Dans Roissy, la narratrice, elle, est aussi libre que le lui permet l’oubli de son nom et de sa vie antérieure. Elle ne se déplace que dans les 3500 hectares de la zone. Si elle subit dans la douleur les flashes de cette vie qui a précédé sa décision d’installer ici son corps et sa mémoire vide, Anna (c’est le prénom qu’elle se choisit provisoirement) veut jouir autant que possible de cet univers de fuites, de situations sans cesse semblables et sans cesse différentes, en échappant à toutes les règles de la zone portuaire. La dissimulation, la mystification, la ruse, le vol, sont pour Anna les moyens de perpétuer sa présence, d’assurer sa survie dans ce lieu qui stérilise ses angoisses, et qu’elle ne veut pas quitter. Des rencontres aussi fugaces qu’authentiques avec des voyageurs sur le départ succèdent à des moments de partage avec des « résidents » de Roissy, marginaux, clandestins, vagabonds célestes, interdits d’espace mais libres de leur temps, autant de  « parasites » nécessaires à la vie de ces gares frénétiques où tout le monde normal n’est que sur le qui-vive, l’œil aux aguets, le corps sans repos, obligé par l’enchaînement des secondes et à l’affichage des départs et des arrivées. Anna d’ailleurs ne se prive jamais de la lecture des destinations, Anna voyage, virtuellement, s’invente les vies qu’elle n’a pas, toute à l’immédiateté que les noms des panneaux provoquent. « Venir de, partir à » sont ainsi l’expression d’une liberté, de fictions, plus encore de menteries, qu’elle assume avec conviction. Les liens d’un instant avec des interlocuteurs éphémères emplissent ainsi les trous que laisse une vie sociale aussi anomique que la société de laissés-pour-compte qui navigue entre les murs, les sous-sols, les égouts et les parkings de Roissy.

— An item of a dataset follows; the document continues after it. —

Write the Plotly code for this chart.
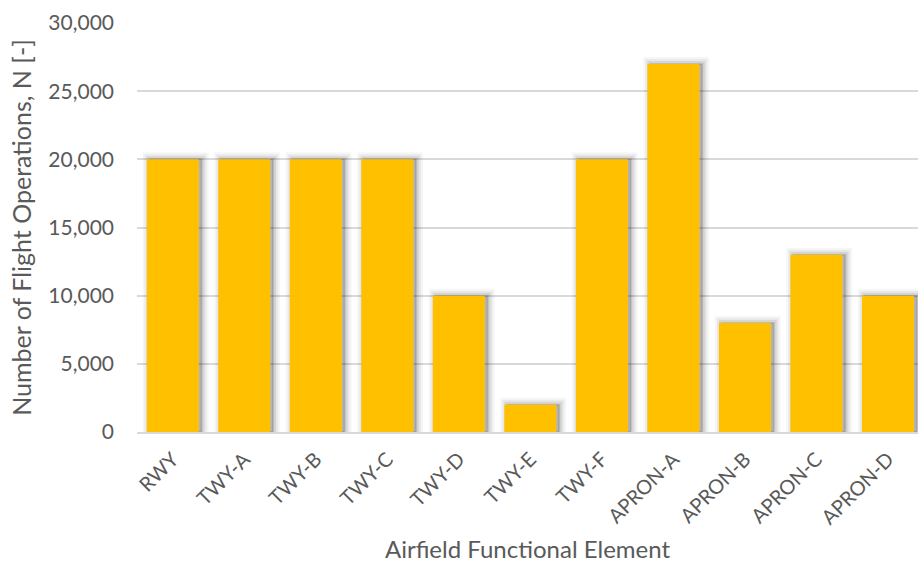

Pour autant, les sentiments peuvent s’y avérer plus vrais que dans la vraie vie, celle du dehors de ces murs qui n’en sont pas, où la solitude volontaire confine à la psychose, où la violence surgit inopinément, dans le geste comme dans le verbe.
Pendant ce temps, chaque minute, un avion s’envole, au-dessus de ce nid de coucou qu’Anna pourrait quitter, peut-être. Ou pas. C’est une autre histoire. Elle pourrait bien être celle que nous voudrions imaginer après la lecture de ce beau livre de Tiffany Tavernier, Roissy. Désormais, nous ne traverserons plus les halls impersonnels et aseptisés de nos aéroports sans imaginer des vies derrière les masques que nous croisons. Peut-être même laisserons-nous traîner un regard en tournant nos têtes d’un côté ou de l’autre, ou laisserons-nous nos corps s’assouplir et abandonner la raideur que leur confère la valise et la certitude du but. Et qui sait, peut-être rencontrerons-nous le visage d’un des oiseaux de passage qui peuplent dans l’incertitude ces cathédrales d’acier et de verre.